Interestingly, when you compare the output of PunctuationTokenizer
and UnicodeSentenceTokenizer
against the variety of unicode languages there are some differences. Just from eye-balling the output (without any understanding of the languages) both implementations have different pitfalls. Here are some random examples I noticed:
Language | Text | UnicodeSentenceTokenizer | PunctuationTokenizerParams |
---|---|---|---|
Bengali | ভাষা।[৫] | "ভাষা।[", "৫]" |
"ভাষা।", "[৫]" |
Hindi | गया था।[4][5] | "गया था।[", "4][5]" |
"गया था।", "[4][5]" |
Tamil | வந்தது.[15] | "வந்தது.[", "15]" |
"வந்தது.", "[15]" |
German | Deutsch (abgekürzt dt.) ist eine. | "Deutsch (abgekürzt dt.) ist eine." | "Deutsch (abgekürzt dt.", ") ist eine." |
Rusts Unicode support just blows me away. It's far better than other programming languages that I have worked with.

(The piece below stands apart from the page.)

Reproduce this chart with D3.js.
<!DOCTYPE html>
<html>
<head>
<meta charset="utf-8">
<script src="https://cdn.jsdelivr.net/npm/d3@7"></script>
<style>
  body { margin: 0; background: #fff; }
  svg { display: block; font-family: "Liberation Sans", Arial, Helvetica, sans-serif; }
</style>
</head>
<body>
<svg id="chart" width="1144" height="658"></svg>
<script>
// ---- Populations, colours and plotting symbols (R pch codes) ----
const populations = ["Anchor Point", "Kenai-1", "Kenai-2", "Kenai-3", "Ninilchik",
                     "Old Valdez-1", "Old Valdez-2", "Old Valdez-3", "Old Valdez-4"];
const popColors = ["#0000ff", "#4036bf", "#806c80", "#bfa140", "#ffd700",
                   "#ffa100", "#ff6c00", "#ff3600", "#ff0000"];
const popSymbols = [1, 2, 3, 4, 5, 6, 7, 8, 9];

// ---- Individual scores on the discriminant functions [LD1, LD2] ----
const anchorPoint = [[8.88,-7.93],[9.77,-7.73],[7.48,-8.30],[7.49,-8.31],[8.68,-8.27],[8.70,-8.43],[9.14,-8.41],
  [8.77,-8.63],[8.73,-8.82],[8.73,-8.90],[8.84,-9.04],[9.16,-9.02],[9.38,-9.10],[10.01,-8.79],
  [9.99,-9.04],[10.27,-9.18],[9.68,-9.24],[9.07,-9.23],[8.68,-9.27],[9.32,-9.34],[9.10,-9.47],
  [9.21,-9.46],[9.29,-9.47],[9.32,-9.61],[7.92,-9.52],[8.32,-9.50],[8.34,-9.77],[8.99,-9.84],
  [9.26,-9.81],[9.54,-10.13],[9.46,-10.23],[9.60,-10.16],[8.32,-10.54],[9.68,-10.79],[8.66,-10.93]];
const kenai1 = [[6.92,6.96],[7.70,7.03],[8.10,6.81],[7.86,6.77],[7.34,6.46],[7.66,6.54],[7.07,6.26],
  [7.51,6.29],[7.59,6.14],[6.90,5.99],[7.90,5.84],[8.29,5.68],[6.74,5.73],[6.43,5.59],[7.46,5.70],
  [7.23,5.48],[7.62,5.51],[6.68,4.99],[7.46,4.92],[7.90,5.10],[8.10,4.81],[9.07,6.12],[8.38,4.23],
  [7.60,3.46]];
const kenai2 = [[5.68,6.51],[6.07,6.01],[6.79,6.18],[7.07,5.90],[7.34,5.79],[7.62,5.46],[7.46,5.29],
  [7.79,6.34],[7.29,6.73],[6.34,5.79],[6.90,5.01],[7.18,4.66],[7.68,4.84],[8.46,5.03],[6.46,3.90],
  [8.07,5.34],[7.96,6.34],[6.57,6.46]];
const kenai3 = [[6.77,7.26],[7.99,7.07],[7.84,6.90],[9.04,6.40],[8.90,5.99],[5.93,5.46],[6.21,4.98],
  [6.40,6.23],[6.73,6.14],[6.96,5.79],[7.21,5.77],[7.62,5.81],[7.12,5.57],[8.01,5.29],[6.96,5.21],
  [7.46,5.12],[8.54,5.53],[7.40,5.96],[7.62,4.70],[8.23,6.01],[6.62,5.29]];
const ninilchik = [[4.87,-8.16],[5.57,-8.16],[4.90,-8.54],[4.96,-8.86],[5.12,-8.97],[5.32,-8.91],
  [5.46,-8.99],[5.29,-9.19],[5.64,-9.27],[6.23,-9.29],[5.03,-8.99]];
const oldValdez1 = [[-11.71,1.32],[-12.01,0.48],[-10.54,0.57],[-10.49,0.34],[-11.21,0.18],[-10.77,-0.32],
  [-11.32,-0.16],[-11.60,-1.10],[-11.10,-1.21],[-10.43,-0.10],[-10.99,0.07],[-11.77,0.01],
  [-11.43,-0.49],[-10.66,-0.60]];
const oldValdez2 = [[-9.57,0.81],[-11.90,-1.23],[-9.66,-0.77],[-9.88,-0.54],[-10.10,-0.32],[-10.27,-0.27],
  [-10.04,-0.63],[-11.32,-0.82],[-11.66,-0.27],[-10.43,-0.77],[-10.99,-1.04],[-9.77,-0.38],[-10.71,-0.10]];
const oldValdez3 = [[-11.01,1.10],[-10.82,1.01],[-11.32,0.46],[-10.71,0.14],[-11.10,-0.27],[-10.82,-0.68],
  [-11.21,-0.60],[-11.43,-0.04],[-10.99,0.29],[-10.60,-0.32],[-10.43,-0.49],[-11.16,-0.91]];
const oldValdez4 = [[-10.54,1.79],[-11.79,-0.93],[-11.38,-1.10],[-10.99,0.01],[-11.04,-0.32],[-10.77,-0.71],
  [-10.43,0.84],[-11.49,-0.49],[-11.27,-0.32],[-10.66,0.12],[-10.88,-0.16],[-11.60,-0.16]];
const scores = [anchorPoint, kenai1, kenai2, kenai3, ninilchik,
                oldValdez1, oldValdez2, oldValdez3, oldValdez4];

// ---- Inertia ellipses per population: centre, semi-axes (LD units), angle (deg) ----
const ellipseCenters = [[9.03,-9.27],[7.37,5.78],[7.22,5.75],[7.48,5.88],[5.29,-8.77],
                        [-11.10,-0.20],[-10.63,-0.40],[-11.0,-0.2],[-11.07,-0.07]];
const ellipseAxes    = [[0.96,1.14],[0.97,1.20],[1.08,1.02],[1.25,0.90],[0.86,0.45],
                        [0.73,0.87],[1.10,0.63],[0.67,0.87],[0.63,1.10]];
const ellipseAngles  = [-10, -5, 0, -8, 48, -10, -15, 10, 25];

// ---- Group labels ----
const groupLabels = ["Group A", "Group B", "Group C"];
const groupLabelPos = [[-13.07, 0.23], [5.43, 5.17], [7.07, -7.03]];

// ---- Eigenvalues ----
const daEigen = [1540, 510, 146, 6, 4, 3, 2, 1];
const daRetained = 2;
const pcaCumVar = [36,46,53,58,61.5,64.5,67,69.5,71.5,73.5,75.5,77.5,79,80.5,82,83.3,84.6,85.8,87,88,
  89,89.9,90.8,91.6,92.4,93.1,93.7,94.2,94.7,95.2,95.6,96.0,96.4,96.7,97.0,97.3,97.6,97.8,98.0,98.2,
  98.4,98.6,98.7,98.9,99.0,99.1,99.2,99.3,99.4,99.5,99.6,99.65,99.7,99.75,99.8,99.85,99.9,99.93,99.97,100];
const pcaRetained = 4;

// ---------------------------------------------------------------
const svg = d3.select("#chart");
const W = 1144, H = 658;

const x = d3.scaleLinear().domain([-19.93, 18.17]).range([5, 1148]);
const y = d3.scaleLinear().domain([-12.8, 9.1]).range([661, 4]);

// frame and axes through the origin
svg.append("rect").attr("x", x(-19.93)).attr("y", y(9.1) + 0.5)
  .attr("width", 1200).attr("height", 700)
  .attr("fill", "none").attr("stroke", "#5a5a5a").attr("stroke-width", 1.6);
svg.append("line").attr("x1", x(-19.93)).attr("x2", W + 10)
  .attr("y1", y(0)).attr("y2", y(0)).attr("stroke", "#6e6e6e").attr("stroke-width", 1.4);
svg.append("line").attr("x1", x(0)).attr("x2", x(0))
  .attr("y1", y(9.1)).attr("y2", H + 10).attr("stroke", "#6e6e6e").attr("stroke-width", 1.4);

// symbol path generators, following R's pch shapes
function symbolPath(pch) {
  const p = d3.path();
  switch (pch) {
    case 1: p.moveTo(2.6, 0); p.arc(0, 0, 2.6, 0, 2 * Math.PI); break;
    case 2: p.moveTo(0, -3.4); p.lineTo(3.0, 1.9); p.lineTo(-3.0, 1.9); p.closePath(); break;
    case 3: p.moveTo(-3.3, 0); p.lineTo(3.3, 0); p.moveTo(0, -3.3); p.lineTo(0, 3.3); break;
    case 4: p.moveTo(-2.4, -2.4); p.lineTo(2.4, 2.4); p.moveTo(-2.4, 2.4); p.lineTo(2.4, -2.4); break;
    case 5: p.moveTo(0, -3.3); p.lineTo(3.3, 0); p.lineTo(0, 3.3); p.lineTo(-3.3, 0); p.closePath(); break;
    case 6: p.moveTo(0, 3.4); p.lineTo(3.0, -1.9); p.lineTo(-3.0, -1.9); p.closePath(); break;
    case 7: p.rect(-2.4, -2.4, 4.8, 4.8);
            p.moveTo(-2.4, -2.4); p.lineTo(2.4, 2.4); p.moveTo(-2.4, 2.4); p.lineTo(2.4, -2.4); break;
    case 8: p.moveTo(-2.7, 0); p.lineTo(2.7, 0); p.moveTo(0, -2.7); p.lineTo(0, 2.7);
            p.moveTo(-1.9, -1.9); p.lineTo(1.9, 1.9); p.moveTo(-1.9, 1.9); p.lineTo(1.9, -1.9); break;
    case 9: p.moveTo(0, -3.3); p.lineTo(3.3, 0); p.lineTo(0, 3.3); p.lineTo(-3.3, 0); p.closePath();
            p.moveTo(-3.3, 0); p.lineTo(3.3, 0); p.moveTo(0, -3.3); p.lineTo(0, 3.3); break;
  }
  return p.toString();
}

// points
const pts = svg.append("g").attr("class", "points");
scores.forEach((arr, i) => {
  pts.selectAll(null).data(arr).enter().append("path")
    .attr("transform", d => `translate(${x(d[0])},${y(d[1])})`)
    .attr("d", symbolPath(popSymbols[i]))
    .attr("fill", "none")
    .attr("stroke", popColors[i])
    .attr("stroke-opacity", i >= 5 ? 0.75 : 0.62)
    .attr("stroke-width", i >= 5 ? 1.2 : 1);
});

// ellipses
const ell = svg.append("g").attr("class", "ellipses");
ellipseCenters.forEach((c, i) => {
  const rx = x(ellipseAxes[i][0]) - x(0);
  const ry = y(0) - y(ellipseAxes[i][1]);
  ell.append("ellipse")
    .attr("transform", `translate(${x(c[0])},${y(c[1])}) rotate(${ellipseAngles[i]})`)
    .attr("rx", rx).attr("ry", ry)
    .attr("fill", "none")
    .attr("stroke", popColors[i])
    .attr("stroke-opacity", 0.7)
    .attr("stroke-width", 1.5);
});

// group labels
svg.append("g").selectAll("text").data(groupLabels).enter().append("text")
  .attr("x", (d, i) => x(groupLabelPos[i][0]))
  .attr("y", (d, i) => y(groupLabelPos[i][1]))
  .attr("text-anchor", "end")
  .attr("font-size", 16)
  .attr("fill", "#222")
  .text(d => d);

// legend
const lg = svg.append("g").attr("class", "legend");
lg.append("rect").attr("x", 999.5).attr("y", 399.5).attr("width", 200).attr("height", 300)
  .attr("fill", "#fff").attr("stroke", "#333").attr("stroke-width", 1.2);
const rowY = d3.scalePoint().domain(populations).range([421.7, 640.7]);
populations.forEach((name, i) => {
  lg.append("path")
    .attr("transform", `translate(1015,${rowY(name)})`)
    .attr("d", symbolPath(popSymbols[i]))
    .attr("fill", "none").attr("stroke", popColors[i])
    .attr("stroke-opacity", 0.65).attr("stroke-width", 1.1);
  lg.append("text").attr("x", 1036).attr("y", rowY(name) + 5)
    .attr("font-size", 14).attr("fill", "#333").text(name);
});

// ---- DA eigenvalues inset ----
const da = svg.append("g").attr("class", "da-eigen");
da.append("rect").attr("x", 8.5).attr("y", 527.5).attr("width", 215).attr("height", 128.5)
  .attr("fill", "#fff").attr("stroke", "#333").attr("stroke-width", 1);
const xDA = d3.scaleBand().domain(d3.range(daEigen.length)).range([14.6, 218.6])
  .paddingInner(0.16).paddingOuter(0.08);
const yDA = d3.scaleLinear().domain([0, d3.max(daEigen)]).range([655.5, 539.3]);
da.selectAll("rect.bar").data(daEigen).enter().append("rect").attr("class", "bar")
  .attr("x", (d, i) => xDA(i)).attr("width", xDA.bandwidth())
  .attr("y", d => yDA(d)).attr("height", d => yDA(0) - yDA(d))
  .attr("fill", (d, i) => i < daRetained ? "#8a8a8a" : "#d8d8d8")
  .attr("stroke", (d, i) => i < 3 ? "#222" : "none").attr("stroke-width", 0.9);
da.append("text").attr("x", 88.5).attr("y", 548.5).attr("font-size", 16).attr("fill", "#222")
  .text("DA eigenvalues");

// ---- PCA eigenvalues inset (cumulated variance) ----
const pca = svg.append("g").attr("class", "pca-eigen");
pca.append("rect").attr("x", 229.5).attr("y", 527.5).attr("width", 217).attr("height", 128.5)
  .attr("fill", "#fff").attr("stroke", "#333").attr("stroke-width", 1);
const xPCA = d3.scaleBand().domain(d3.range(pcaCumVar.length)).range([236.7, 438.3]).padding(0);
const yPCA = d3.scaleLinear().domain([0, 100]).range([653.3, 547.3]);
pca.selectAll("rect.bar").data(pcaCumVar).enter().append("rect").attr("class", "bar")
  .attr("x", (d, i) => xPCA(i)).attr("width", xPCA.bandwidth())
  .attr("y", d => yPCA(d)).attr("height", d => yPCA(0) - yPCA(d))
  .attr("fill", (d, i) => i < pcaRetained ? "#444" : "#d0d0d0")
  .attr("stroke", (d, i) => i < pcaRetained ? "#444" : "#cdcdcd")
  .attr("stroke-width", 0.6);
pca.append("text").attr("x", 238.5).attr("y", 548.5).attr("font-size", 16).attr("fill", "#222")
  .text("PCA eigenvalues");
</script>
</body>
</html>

One issue I had was how to import a macro across the different files. i.e. I have the vecString
macro copied in 3 files: src/tokenize_sentence/mod.rs
, src/tokenize_sentence/tests.rs
and python/src/tokenize_sentence.rs
. Do you know how I can import the macro from one file to another? I tried the obvious answers in the Rust examples but couldn't get any of them to work.
Interestingly, when you compare the output of PunctuationTokenizer and UnicodeSentenceTokenizer against the variety of unicode languages there are some differences.
Interesting. The sentence splitting on [
in UnicodeSentenceTokenizer
looks unfortunate. Testing different languages is very useful, but in the end I imagine it's mostly to ensure that we don't break multi-byte unicode characters in the middle? The punctuation itself used to tokenize would be the same anyway as far as I understand.
Rusts Unicode support just blows me away. It's far better than other programming languages that I have worked with.
It is! Avoiding dealing with Unicode in Cython or C was one of my main motivation for starting this repo.
Do you know how I can import the macro from one file to another?
I haven't used macros extensively, but there might be something about needing to use them from the top level of the crate https://github.com/rth/vtext/pull/70#discussion_r438036935
Also could you please add sentence tokenizers to https://github.com/rth/vtext/blob/master/doc/python-api.rst
I find it quite impressive that the unicode-segmentation crate doesn't necessarily break on punctuation,
>>> from vtext.tokenize_sentence import UnicodeSentenceTokenizer
>>> from vtext.tokenize_sentence import PunctuationTokenizer
>>> s = "Please confirm R.S.V.P. by tomorrow. Thanks!!"
>>> UnicodeSentenceTokenizer().tokenize(s)
['Please confirm R.S.V.P. by tomorrow. ', 'Thanks!!']
>>> PunctuationTokenizer().tokenize(s)
['Please confirm R.', 'S.', 'V.', 'P. ', 'by tomorrow. ', 'Thanks!']
BTW, there is a bug in PunctuationTokenizer
in the last case for the last !
. It might be helpful to create random strings with hypothesis in python/vtext/tests/test_tokenize.py
containing punctuation, whitespaces + few letters and check that after tokenization + concatenation the length of the string is unchanged.
Cheers for the feedback 😃. I will review today.
The punctuation itself used to tokenize would be the same anyway as far as I understand.
The punctuation set used for the other languages is (from spaCy):
let punct = vecString![
'!', '.', '?', '։', '؟', '۔', '܀', '܁', '܂', '߹', '।', '॥', '၊', '။', '።', '፧', '፨', '᙮',
'᜵', '᜶', '᠃', '᠉', '᥄', '᥅', '᪨', '᪩', '᪪', '᪫', '᭚', '᭛', '᭞', '᭟', '᰻', '᰼', '᱾', '᱿',
'‼', '‽', '⁇', '⁈', '⁉', '⸮', '⸼', '꓿', '꘎', '꘏', '꛳', '꛷', '꡶', '꡷', '꣎', '꣏', '꤯', '꧈',
'꧉', '꩝', '꩞', '꩟', '꫰', '꫱', '꯫', '﹒', '﹖', '﹗', '!', '.', '?', '𐩖', '𐩗', '𑁇', '𑁈',
'𑂾', '𑂿', '𑃀', '𑃁', '𑅁', '𑅂', '𑅃', '𑇅', '𑇆', '𑇍', '𑇞', '𑇟', '𑈸', '𑈹', '𑈻', '𑈼', '𑊩', '𑑋',
'𑑌', '𑗂', '𑗃', '𑗉', '𑗊', '𑗋', '𑗌', '𑗍', '𑗎', '𑗏', '𑗐', '𑗑', '𑗒', '𑗓', '𑗔', '𑗕', '𑗖', '𑗗',
'𑙁', '𑙂', '𑜼', '𑜽', '𑜾', '𑩂', '𑩃', '𑪛', '𑪜', '𑱁', '𑱂', '𖩮', '𖩯', '𖫵', '𖬷', '𖬸', '𖭄', '𛲟',
'𝪈', '。', '。'
];
I will add this to the documentation and direct users the the examples in the tests.
Added punctuation sentence tokenizer. It's not possible to use Regex and so implemented an iterator instead. I will look into adding the Python bit.